Again from the top of my head (I have the document archieved somewhere but I'm not digging it up)
4% of the Total drag of the Miss Nyles C-class catamaran was attributed to parasitic drag. This EXCLUDES the windage of the crew and the INDUCED AND FORM drag of the sails. Basically it it the windage of the hulls, beams, stays, trampoline, sheet systems and some other fittings.
Your talk of drag coefficient of 0.04 is just confused and totally in error. I only said 4% of the total drag, any aerodynamic coefficients may still be any value, it is just that they don't amount to more then 4% of the total drag.
It would help everyone understand this more if you could quantify the aero drag in terms of lbs or kg.

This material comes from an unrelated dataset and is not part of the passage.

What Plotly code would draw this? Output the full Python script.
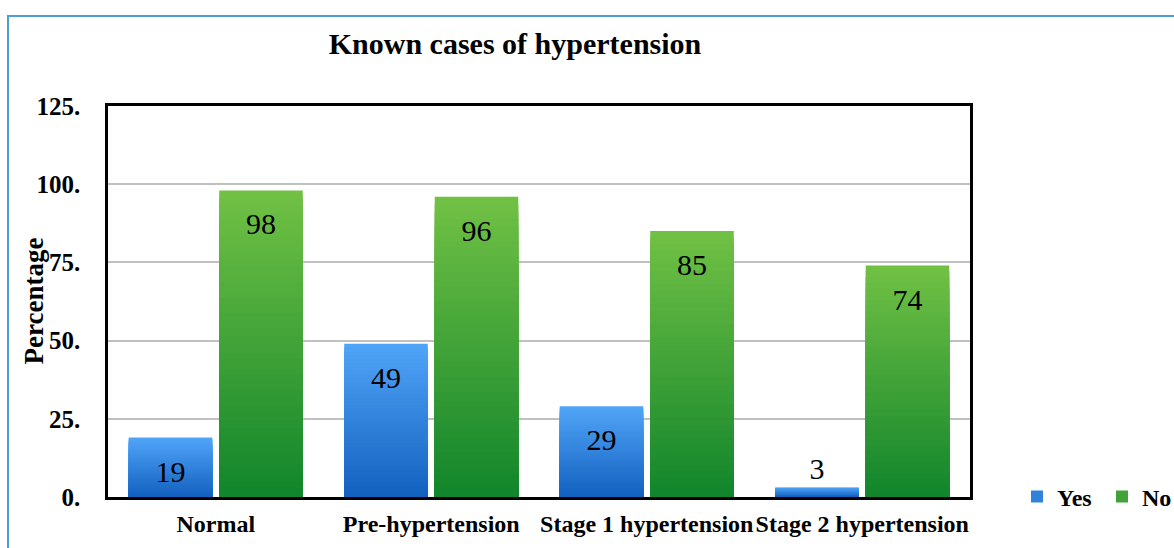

I don't remember this data from Miss Nylex but I do know that both the 49-er skiffs and F16's have a top speed total drag in the neighbourhood of 75 kg's. Note that this INCLUDES the INDUCED and FORM drag of the sails, a thing you will never "feel" on board. Basically the hulls and daggerboards alone comprise around 50 kg's in total for these 16 footers.
So removing the beams completely as well as the trampoline the stays and other fittings will win you 4% of roughly 75 kg = 3 kg. But at that time you will not have a boat. So the real question is how much can be gained by minimizing the beams etc.
The answer here is that it is often a zero sum game. You can reduce the frontal area of the beams by going for smaller diameters, But as payback you'll also reduce platform stiffness. You can never improve on both simultaniously unless you are willing to accept much heavier beams which many will claim is very slow as well.
Going to thinner stays lowers rig stiffness and sags your spinnaker luff. You think you'll win some windage benefit but throw it out the door with maybe a multiplication factor of ten by having a sagging and unsteable spi luff.
We must see these issue's as an interconnected set of interdependencies. That is why simple rules of thumb like "Thinner stays are always better" are so utterly useless.
It is all about striking the optimal balance.
Now on cabin cruisers and large monoslugs there is plenty of stuff to play with. The "winch behind the cabin" stuff. On beach cats, well, what is still there that isn't truly necessary ? We have already removed stuff like cabins on these boats a long time ago.
On beachcats the choice is between 4 mm 1x19 stays or 3 mm 1x7 dyform stays. Between a 4 mm spi halyard and a 3 mm spi halyard (2 mm halyard really does hurt your hands when a gust slams the spi). This stuff is to small to matter. So you save, what, 0.018 sq mtr on a total frontal area of 0.5 sq. mtr. (=4%) that itself was only associated with 4% of the total drag => 4% times 4% equals 0.16% drag reduction of a total of about 75 kg => 0.12 kg or a quarter lbs.
That is what we are talking about here. Multiplications of several small percentages resulting in negligiable differences.
The only exceptions can be disturbances like the spi halyard running up along the mast as it may negatively influence the reattachment zones of the larger sail behind it and thus leverage its negligiable drag into a much larger loss of drive. But this requires very careful analyses with experimental setups and possibly windtunnels.